August 09, 2009|By MARLO BARNHART

FALLING WATERS, W.Va. -- Back in 1929, the Potomac District of the Assemblies of God obtained a piece of land across the Potomac River from Williamsport.

The goal was to provide devout members of the denomination a place to go for spiritual nourishment in a relaxing setting. That is just how it worked out for Linda Kelly, the current curator of the Potomac Park Camp museum and owner of a cottage she bought as a getaway.

Rented at first from the Mish family, the land itself was purchased in August 1929, thus beginning an 80-year series of camp meetings that are still going strong.

"I've been coming here for summer camp for 40 years," Kelly said.

Retired from the federal government, she lives just two hours away in the Washington, D.C., area.

"I feel such peace when I come through the gate," she said. "My little retreat lets me talk with the Lord and slow down."


Begun on a shoestring, the 13-acre property was purchased from Frank and Eleanor Mish for $5,000. A large open-sided tabernacle with sawdust floors was built for the camp meetings in those early days.

More land was purchased over the years, which allowed for construction of more permanent buildings, cottages and cabins, and even motel buildings for those who come for the summer activities.

Kelly stayed in a motel room before she bought her cottage. The older cottages had no running water or bathrooms then, she said.

The camp now has about 120 cottages and four motels. No tent camping is permitted now, but RVs are allowed, Kelly said.

Now there are about 50 permanent residents at Potomac Park, plus another 70-some seasonal residents.

The newest ministry is the Missions Support Center.

"Missionaries can come here and stay for free," Kelly said.

In the small museum at the front of the property, Kelly has a collection of old photos and other memorabilia from the camp.

A man came in one afternoon recently while Kelly was on duty, looking for old pictures to see if he could spot his grandparents, who came to the camp in its early days.

To commemorate the 80th anniversary, a memorial hand fan was created using archival pictures of the camp and its history.

"The idea came from Jody Fountain, wife of the Rev.
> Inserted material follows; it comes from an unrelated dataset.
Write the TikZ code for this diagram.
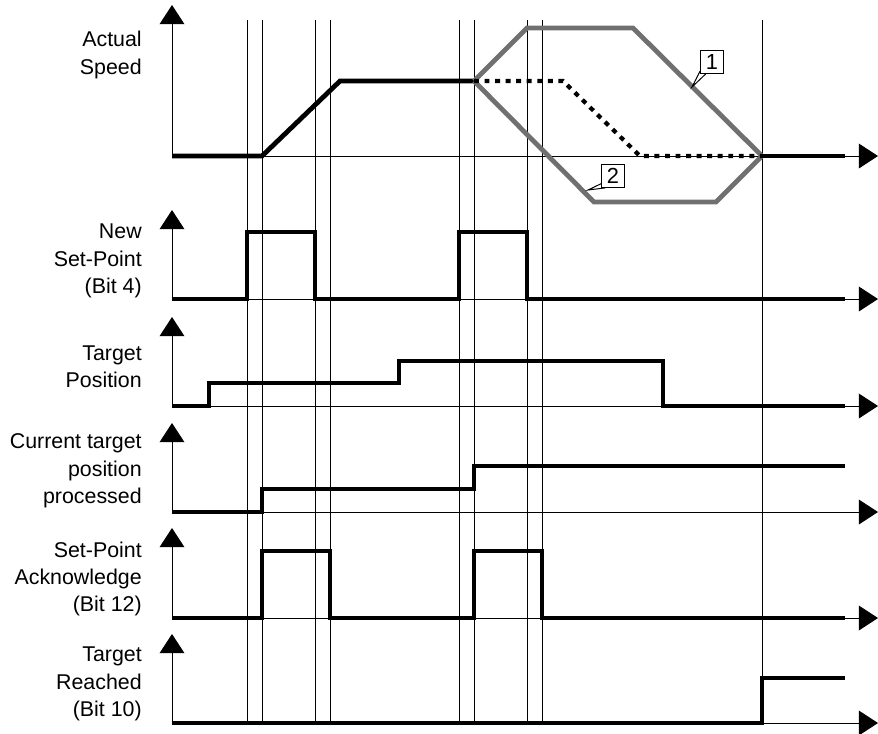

Stephen Fountain, who is the director of the camp," Kelly said.

The fans come in handy because the camp is close to the Potomac River, so there are many gnats and other bugs around, Kelly said.

Though the camp is busy with conferences and other events throughout the year, summer is an especially active time. The one-week family camp ended July 25.

A retirement center for seniors is also available for retired missionaries, pastors and members of the Potomac District Assemblies of God.